Friday, August 24, 2007

In The Zone

You know what I'm talking about.  Geeks have it.  Authors have it.  Athletes have it.  Psychologists have names for it.  "Flow".  "The Zone."  That time when it's like your entire existence is dedicated to nothing but that one thing, you discover focus like you never knew you had, and time just sort of dissolves around you.  One of the best ways I ever heard it described was, "When you're doing it, time stops."  If you've ever had the feeling, you know what I'm talking about.  It's awesome.

As a geek, what's yours?  How do you know when you're in it, and what do you do about it?

Part of the fun is having two machines going at once. I love it when I realize that I'm typing on two different computers, near simultaneously.

I bring my laptop with me, constantly.  While in meetings, I hack. I listen, and I contribute, but I hack.  Yesterday I did it for an hour and a half while sitting across from the president of the company.  He knows there's a launch coming up.  Between my desk and that meeting, I found myself typing as I walked.  I was curious if you could do that.  It's not easy.  (A coworker who read this said "It's easier to just run back and forth between your meeting," to which I say, "Running with the laptop implies closing it, which means on Windows it has to suspend / restart, which takes too long for me." :))

A good way to tell I'm in the zone is when people come to ask me a question, I can see it in their eyes that they can see it in mine, they'd best ask their question quick and leave.

You ever have that thing where you realize that you're no longer consciously sending signals to your fingers to type certain words, but they're just sort of doing the right thing on their own?  Love that.  As soon as you realize you're doing it, you normally cramp up.  But at periods it's great.  I love doing that to people who come into my office, I turn from the monitor and look at them, without ever stopping the typing.  They pause politely like they're waiting and I say, "Yes?  What's up?" and keep typing as long as I can.

During launch weeks I've been known to dream in code.  That's quite a treat.

And then, back at my desk, there's the music.  I have my playlist up.  I call it "Heavy."  Right now it's play "Dragula" by Rob Zombie, but it could just as easily be playing anything from Evanescence, Nirvana, Saliva, Drowning Pool....you get the idea. The real pounding stuff.  Headphones on, volume up just enough where it drowns out everything around me but not so loud I'm blowing my ear drums.

And then there's the rocking.  I can always tell when I'm in my own personal zone because I sort of rock back and forth while I think/work.  It goes back a long time ago to a college professor, Lee Becker, who made a passing comment in class when he'd asked us to work out some code in our heads.  He said, "I found it helps if you rock back and forth a bit."  He's right.

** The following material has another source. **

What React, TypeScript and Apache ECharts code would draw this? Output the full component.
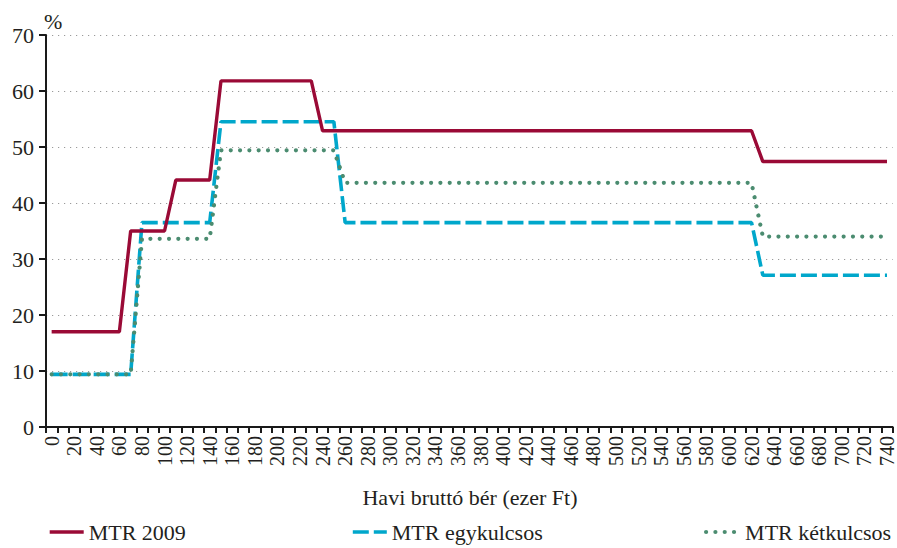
import React, { useEffect, useRef } from "react";
import * as echarts from "echarts";

const categories = [
  "0", "10", "20", "30", "40", "50", "60", "70", "80", "90",
  "100", "110", "120", "130", "140", "150", "160", "170", "180", "190",
  "200", "210", "220", "230", "240", "250", "260", "270", "280", "290",
  "300", "310", "320", "330", "340", "350", "360", "370", "380", "390",
  "400", "410", "420", "430", "440", "450", "460", "470", "480", "490",
  "500", "510", "520", "530", "540", "550", "560", "570", "580", "590",
  "600", "610", "620", "630", "640", "650", "660", "670", "680", "690",
  "700", "710", "720", "730", "740",
];

// MTR 2009
const mtr2009 = [
  17, 17, 17, 17, 17, 17, 17,
  35, 35, 35, 35,
  44.1, 44.1, 44.1, 44.1,
  61.8, 61.8, 61.8, 61.8, 61.8, 61.8, 61.8, 61.8, 61.8,
  52.9, 52.9, 52.9, 52.9, 52.9, 52.9, 52.9, 52.9, 52.9, 52.9,
  52.9, 52.9, 52.9, 52.9, 52.9, 52.9, 52.9, 52.9, 52.9, 52.9,
  52.9, 52.9, 52.9, 52.9, 52.9, 52.9, 52.9, 52.9, 52.9, 52.9,
  52.9, 52.9, 52.9, 52.9, 52.9, 52.9, 52.9, 52.9, 52.9,
  47.4, 47.4, 47.4, 47.4, 47.4, 47.4, 47.4, 47.4, 47.4, 47.4, 47.4, 47.4,
];

// MTR egykulcsos
const mtrEgy = [
  9.4, 9.4, 9.4, 9.4, 9.4, 9.4, 9.4, 9.4,
  36.5, 36.5, 36.5, 36.5, 36.5, 36.5, 36.5,
  54.5, 54.5, 54.5, 54.5, 54.5, 54.5, 54.5, 54.5, 54.5, 54.5, 54.5,
  36.5, 36.5, 36.5, 36.5, 36.5, 36.5, 36.5, 36.5, 36.5, 36.5,
  36.5, 36.5, 36.5, 36.5, 36.5, 36.5, 36.5, 36.5, 36.5, 36.5,
  36.5, 36.5, 36.5, 36.5, 36.5, 36.5, 36.5, 36.5, 36.5, 36.5,
  36.5, 36.5, 36.5, 36.5, 36.5, 36.5, 36.5,
  27.1, 27.1, 27.1, 27.1, 27.1, 27.1, 27.1, 27.1, 27.1, 27.1, 27.1, 27.1,
];

// MTR kétkulcsos
const mtrKet = [
  9.4, 9.4, 9.4, 9.4, 9.4, 9.4, 9.4, 9.4,
  33.6, 33.6, 33.6, 33.6, 33.6, 33.6, 33.6,
  49.4, 49.4, 49.4, 49.4, 49.4, 49.4, 49.4, 49.4, 49.4, 49.4, 49.4,
  43.6, 43.6, 43.6, 43.6, 43.6, 43.6, 43.6, 43.6, 43.6, 43.6,
  43.6, 43.6, 43.6, 43.6, 43.6, 43.6, 43.6, 43.6, 43.6, 43.6,
  43.6, 43.6, 43.6, 43.6, 43.6, 43.6, 43.6, 43.6, 43.6, 43.6,
  43.6, 43.6, 43.6, 43.6, 43.6, 43.6, 43.6,
  34.0, 34.0, 34.0, 34.0, 34.0, 34.0, 34.0, 34.0, 34.0, 34.0, 34.0, 34.0,
];

const seriesNames = ["MTR 2009", "MTR egykulcsos", "MTR kétkulcsos"];
const xTitle = "Havi bruttó bér (ezer Ft)";
const yUnit = "%";

const FONT = "'Liberation Serif', 'DejaVu Serif', serif";
const TXT = "#231f20";
const RED = "#9a0a36";
const BLUE = "#00a7cb";
const GREEN = "#4b8c70";

export default function App() {
  const ref = useRef<HTMLDivElement>(null);
  useEffect(() => {
    if (!ref.current) return;
    const chart = echarts.init(ref.current, null, { renderer: "svg" });
    const legendBase = {
      top: 521,
      padding: 0,
      itemWidth: 34,
      itemHeight: 14,
      itemGap: 6,
      itemStyle: { opacity: 0 },
      lineStyle: { width: "inherit" },
      textStyle: { fontFamily: FONT, fontSize: 22, color: TXT },
    };
    chart.setOption({
      animation: false,
      backgroundColor: "#ffffff",
      grid: { left: 46, right: 4, top: 35, bottom: 121 },
      legend: [
        { ...legendBase, left: 48, data: [seriesNames[0]] },
        { ...legendBase, left: 351, data: [seriesNames[1]] },
        { ...legendBase, left: 704, data: [seriesNames[2]] },
      ],
      graphic: [
        {
          type: "text",
          left: 44,
          top: 10,
          style: { text: yUnit, font: `22px ${FONT}`, fill: TXT },
        },
        {
          type: "text",
          x: 470,
          y: 497,
          style: {
            text: xTitle,
            font: `22px ${FONT}`,
            fill: TXT,
            align: "center",
            verticalAlign: "middle",
          },
        },
      ],
      xAxis: {
        type: "category",
        data: categories,
        boundaryGap: true,
        axisLine: { show: true, lineStyle: { color: "#1a1a1a", width: 2 } },
        axisTick: {
          show: true,
          interval: 0,
          alignWithLabel: false,
          length: 6,
          lineStyle: { color: "#1a1a1a", width: 2 },
        },
        axisLabel: {
          interval: 1,
          rotate: 90,
          margin: 9,
          fontFamily: FONT,
          fontSize: 20,
          color: TXT,
        },
        splitLine: { show: false },
      },
      yAxis: {
        type: "value",
        min: 0,
        max: 70,
        interval: 10,
        axisLine: { show: true, lineStyle: { color: "#1a1a1a", width: 2 } },
        axisTick: {
          show: true,
          length: 7,
          lineStyle: { color: "#1a1a1a", width: 2 },
        },
        axisLabel: {
          margin: 12,
          fontFamily: FONT,
          fontSize: 22,
          color: TXT,
        },
        splitLine: {
          show: true,
          lineStyle: { color: "#9a9a9a", width: 1.2, type: [1.2, 4.8] },
        },
      },
      series: [
        {
          name: seriesNames[1],
          type: "line",
          data: mtrEgy,
          symbol: "none",
          lineStyle: { color: BLUE, width: 3.6, type: [16, 5] },
          itemStyle: { color: BLUE },
          z: 2,
        },
        {
          name: seriesNames[2],
          type: "line",
          data: mtrKet,
          symbol: "none",
          lineStyle: { color: GREEN, width: 4.2, type: [0.01, 9.3], cap: "round" },
          itemStyle: { color: GREEN },
          z: 3,
        },
        {
          name: seriesNames[0],
          type: "line",
          data: mtr2009,
          symbol: "none",
          lineStyle: { color: RED, width: 3.4 },
          itemStyle: { color: RED },
          z: 4,
        },
      ],
    });
    return () => chart.dispose();
  }, []);
  return (
    <div
      ref={ref}
      style={{ position: "fixed", left: 0, top: 0, width: 897, height: 548 }}
    />
  );
}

Well, put on the "heavy" playlist and that rocking back and forth becomes full-force, full-body, how-can-I-even-read-the-screen, keep-your-hands-on-the-keyboard-and-stop-playing-air-drums, oh-my-god-he's-going-to-break-something spasms, for lack of a more descriptive phrase :).  This is something I only do in my corner cube (I wonder what the guy across from me thinks?) and you can tell directly how involved I am in the code I'm writing by how wildly the rest of my body is moving. 

I actually quite enjoy it. It's like taking that infinite source of energy we all discover in that zone, distilling down into two parts -- the mental stuff goes into the code, and the rest turns kinetic and pours out through the rest of your body. 

I also realize what it is, for me, all of those things.  It's all ways to rule out everything between myself and my code.  The headphones rule out sound distractions.  The body rocking is an outlet for energy but it's also "I've turned off that part of my brain that cares what I look like".  Taking the laptop to meetings sayings "This is still my time.  You can only have the minimum amount of my attention you need, and I decide how much that is.  I have no obligations to you people, only to myself and to my project."  Even typing while walking says "Get out of my way, I'm not looking at you."

It's like a new universe comes into existence, and that universe consists of my brain, and my software.  I climb inside, and I'll come out when I'm done, thank you very much.   I may remember to eat.

This post brought to you during a pause when one of my coworkers confirms that he can build up the first phase of my project, and before I begin the second.  Back into the depths I go.